§ SOURCE EXCERPT
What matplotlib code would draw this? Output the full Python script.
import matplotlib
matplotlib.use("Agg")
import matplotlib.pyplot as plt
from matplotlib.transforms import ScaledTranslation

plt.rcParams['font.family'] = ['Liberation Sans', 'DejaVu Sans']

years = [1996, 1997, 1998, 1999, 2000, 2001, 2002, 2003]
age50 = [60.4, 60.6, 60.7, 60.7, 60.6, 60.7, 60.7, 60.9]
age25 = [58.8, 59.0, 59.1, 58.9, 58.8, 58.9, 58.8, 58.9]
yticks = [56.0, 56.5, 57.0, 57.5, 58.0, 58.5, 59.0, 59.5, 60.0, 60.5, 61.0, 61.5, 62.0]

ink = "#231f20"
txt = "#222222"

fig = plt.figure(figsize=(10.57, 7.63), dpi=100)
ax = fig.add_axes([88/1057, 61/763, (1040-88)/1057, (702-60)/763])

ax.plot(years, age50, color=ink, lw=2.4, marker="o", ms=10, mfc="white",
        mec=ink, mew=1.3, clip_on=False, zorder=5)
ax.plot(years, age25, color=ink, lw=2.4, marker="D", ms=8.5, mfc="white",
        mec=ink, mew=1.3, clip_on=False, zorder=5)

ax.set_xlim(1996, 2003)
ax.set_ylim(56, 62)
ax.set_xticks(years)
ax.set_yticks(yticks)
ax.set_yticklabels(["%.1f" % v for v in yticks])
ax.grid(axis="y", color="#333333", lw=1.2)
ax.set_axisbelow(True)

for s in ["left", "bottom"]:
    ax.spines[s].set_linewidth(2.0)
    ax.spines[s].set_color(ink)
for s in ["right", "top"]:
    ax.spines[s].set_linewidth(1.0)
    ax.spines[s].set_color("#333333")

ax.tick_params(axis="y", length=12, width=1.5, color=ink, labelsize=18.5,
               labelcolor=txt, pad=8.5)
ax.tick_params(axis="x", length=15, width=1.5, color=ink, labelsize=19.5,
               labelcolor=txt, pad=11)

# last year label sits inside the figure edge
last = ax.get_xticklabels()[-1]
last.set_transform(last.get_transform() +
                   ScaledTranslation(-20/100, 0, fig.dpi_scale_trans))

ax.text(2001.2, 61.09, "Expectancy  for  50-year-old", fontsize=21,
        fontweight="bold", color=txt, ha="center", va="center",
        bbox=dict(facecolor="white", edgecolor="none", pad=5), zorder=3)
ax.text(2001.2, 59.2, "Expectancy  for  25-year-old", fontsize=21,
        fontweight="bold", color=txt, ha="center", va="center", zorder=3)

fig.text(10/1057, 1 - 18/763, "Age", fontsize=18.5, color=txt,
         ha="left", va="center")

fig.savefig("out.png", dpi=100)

§ WHAT THE EXERCISE ASKS
Would you copy out each line exactly as written?

§ SOLUTION FOR THIS PROBLEM
What matplotlib code would draw this? Output the full Python script.
import matplotlib
matplotlib.use("Agg")
import matplotlib.pyplot as plt
from matplotlib.transforms import ScaledTranslation

plt.rcParams['font.family'] = ['Liberation Sans', 'DejaVu Sans']

years = [1996, 1997, 1998, 1999, 2000, 2001, 2002, 2003]
age50 = [60.4, 60.6, 60.7, 60.7, 60.6, 60.7, 60.7, 60.9]
age25 = [58.8, 59.0, 59.1, 58.9, 58.8, 58.9, 58.8, 58.9]
yticks = [56.0, 56.5, 57.0, 57.5, 58.0, 58.5, 59.0, 59.5, 60.0, 60.5, 61.0, 61.5, 62.0]

ink = "#231f20"
txt = "#222222"

fig = plt.figure(figsize=(10.57, 7.63), dpi=100)
ax = fig.add_axes([88/1057, 61/763, (1040-88)/1057, (702-60)/763])

ax.plot(years, age50, color=ink, lw=2.4, marker="o", ms=10, mfc="white",
        mec=ink, mew=1.3, clip_on=False, zorder=5)
ax.plot(years, age25, color=ink, lw=2.4, marker="D", ms=8.5, mfc="white",
        mec=ink, mew=1.3, clip_on=False, zorder=5)

ax.set_xlim(1996, 2003)
ax.set_ylim(56, 62)
ax.set_xticks(years)
ax.set_yticks(yticks)
ax.set_yticklabels(["%.1f" % v for v in yticks])
ax.grid(axis="y", color="#333333", lw=1.2)
ax.set_axisbelow(True)

for s in ["left", "bottom"]:
    ax.spines[s].set_linewidth(2.0)
    ax.spines[s].set_color(ink)
for s in ["right", "top"]:
    ax.spines[s].set_linewidth(1.0)
    ax.spines[s].set_color("#333333")

ax.tick_params(axis="y", length=12, width=1.5, color=ink, labelsize=18.5,
               labelcolor=txt, pad=8.5)
ax.tick_params(axis="x", length=15, width=1.5, color=ink, labelsize=19.5,
               labelcolor=txt, pad=11)

# last year label sits inside the figure edge
last = ax.get_xticklabels()[-1]
last.set_transform(last.get_transform() +
                   ScaledTranslation(-20/100, 0, fig.dpi_scale_trans))

ax.text(2001.2, 61.09, "Expectancy  for  50-year-old", fontsize=21,
        fontweight="bold", color=txt, ha="center", va="center",
        bbox=dict(facecolor="white", edgecolor="none", pad=5), zorder=3)
ax.text(2001.2, 59.2, "Expectancy  for  25-year-old", fontsize=21,
        fontweight="bold", color=txt, ha="center", va="center", zorder=3)

fig.text(10/1057, 1 - 18/763, "Age", fontsize=18.5, color=txt,
         ha="left", va="center")

fig.savefig("out.png", dpi=100)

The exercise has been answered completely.